→ What you should do: Wherever the string "chart" appears in the listing, copy that line.

━━ Working data

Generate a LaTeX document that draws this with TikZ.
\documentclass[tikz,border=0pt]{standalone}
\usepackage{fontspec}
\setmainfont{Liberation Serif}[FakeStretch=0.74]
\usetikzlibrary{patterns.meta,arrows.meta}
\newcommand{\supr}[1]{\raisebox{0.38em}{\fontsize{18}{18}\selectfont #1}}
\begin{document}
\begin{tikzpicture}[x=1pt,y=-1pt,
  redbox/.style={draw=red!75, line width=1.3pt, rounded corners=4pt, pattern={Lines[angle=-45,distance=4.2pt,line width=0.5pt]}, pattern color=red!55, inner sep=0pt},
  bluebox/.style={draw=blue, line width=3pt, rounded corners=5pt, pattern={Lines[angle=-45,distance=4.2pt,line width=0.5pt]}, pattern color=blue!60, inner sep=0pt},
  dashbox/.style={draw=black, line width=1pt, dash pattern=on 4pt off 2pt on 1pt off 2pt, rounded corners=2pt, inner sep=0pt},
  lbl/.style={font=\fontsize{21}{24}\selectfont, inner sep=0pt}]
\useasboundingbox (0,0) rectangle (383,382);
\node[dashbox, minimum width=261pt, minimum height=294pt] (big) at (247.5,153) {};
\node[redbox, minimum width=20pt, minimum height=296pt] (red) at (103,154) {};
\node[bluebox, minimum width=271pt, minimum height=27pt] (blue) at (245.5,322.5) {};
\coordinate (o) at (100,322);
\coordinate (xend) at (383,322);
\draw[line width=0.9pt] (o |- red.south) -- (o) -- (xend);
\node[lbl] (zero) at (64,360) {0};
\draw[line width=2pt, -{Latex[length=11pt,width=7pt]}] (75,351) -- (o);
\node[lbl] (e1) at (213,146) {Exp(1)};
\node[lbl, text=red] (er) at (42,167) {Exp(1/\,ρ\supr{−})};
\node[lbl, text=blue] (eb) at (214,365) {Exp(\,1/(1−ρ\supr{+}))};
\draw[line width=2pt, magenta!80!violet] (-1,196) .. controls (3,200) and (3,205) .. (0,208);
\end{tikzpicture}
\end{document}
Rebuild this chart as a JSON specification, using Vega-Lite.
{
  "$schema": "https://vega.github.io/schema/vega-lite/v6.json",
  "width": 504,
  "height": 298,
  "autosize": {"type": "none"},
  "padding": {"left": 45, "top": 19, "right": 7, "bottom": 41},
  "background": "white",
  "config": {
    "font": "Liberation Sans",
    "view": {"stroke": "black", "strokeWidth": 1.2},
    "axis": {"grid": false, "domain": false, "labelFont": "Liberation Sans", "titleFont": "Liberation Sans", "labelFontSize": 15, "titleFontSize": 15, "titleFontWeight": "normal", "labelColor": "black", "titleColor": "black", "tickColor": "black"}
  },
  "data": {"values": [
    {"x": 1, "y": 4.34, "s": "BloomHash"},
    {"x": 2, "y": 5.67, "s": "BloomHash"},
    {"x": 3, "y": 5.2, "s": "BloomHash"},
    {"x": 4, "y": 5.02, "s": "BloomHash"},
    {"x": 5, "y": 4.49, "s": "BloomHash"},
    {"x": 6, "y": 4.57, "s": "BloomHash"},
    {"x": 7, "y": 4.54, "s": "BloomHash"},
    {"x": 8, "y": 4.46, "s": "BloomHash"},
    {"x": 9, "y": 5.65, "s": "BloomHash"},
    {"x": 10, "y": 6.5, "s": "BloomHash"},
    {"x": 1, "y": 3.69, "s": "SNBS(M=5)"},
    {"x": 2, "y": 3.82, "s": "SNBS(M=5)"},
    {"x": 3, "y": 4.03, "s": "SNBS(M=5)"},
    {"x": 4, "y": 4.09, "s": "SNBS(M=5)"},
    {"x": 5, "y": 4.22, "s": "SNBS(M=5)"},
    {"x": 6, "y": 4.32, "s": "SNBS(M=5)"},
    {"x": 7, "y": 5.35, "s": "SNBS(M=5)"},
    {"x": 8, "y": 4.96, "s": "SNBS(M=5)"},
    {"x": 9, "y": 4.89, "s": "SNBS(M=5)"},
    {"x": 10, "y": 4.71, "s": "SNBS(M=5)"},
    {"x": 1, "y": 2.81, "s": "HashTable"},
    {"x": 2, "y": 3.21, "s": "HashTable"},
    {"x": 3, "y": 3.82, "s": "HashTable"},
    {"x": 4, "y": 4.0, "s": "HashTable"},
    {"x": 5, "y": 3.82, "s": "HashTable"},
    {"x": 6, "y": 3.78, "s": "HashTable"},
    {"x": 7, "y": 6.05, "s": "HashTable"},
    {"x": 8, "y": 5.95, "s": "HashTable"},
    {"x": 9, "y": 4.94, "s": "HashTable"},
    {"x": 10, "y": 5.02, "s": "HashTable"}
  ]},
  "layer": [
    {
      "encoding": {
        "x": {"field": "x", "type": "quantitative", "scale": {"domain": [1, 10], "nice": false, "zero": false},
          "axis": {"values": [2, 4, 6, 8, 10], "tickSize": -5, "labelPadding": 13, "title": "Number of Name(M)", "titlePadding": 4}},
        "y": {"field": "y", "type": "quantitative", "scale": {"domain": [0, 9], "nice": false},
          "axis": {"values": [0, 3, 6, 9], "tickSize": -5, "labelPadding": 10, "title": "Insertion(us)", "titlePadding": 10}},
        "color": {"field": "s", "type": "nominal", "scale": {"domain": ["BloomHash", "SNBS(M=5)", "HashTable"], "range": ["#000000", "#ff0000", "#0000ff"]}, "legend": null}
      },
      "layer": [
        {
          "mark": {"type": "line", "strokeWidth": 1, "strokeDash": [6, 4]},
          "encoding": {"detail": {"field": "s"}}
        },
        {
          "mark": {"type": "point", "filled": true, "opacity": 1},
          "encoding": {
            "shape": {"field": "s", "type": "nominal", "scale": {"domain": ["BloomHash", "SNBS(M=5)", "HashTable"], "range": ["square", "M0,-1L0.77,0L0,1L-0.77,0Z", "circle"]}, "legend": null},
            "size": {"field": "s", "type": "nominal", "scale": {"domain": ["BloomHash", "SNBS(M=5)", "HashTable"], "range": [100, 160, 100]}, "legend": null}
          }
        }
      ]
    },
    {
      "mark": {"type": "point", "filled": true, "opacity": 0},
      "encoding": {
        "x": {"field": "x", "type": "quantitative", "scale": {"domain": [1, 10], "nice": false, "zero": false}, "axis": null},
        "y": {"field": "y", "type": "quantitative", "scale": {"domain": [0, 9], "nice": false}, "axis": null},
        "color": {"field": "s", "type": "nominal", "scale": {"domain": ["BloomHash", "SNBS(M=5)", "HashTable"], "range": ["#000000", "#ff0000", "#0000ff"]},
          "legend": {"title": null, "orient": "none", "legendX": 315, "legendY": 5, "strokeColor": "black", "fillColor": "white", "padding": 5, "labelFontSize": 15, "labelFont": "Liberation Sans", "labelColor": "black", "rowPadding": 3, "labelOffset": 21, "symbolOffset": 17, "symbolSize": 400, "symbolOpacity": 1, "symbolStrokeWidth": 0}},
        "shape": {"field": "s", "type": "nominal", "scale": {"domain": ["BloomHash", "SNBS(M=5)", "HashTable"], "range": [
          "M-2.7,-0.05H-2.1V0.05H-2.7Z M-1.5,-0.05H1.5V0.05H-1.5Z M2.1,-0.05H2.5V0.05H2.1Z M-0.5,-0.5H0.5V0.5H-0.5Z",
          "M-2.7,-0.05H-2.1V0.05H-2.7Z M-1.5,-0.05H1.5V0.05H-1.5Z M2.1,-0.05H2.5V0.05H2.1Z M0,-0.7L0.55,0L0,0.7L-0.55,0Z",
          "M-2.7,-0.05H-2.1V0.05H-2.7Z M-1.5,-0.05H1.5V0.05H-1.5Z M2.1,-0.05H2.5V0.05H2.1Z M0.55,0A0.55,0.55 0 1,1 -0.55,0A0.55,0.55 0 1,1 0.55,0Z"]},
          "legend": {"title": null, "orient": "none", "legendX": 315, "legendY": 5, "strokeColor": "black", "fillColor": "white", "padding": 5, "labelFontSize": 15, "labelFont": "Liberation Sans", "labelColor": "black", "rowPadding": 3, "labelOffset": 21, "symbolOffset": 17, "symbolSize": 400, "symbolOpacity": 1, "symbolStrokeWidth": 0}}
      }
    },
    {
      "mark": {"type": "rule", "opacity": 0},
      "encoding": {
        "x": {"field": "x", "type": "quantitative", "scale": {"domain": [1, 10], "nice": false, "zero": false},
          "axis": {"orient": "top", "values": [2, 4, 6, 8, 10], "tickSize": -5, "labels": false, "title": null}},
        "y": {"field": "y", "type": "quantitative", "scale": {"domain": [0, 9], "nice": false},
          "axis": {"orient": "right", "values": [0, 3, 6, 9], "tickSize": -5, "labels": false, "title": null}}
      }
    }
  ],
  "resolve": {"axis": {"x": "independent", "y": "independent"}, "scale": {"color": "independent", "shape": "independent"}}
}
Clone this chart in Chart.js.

━━━━

→ Written response:
Rebuild this chart as a JSON specification, using Vega-Lite.
Clone this chart in Chart.js.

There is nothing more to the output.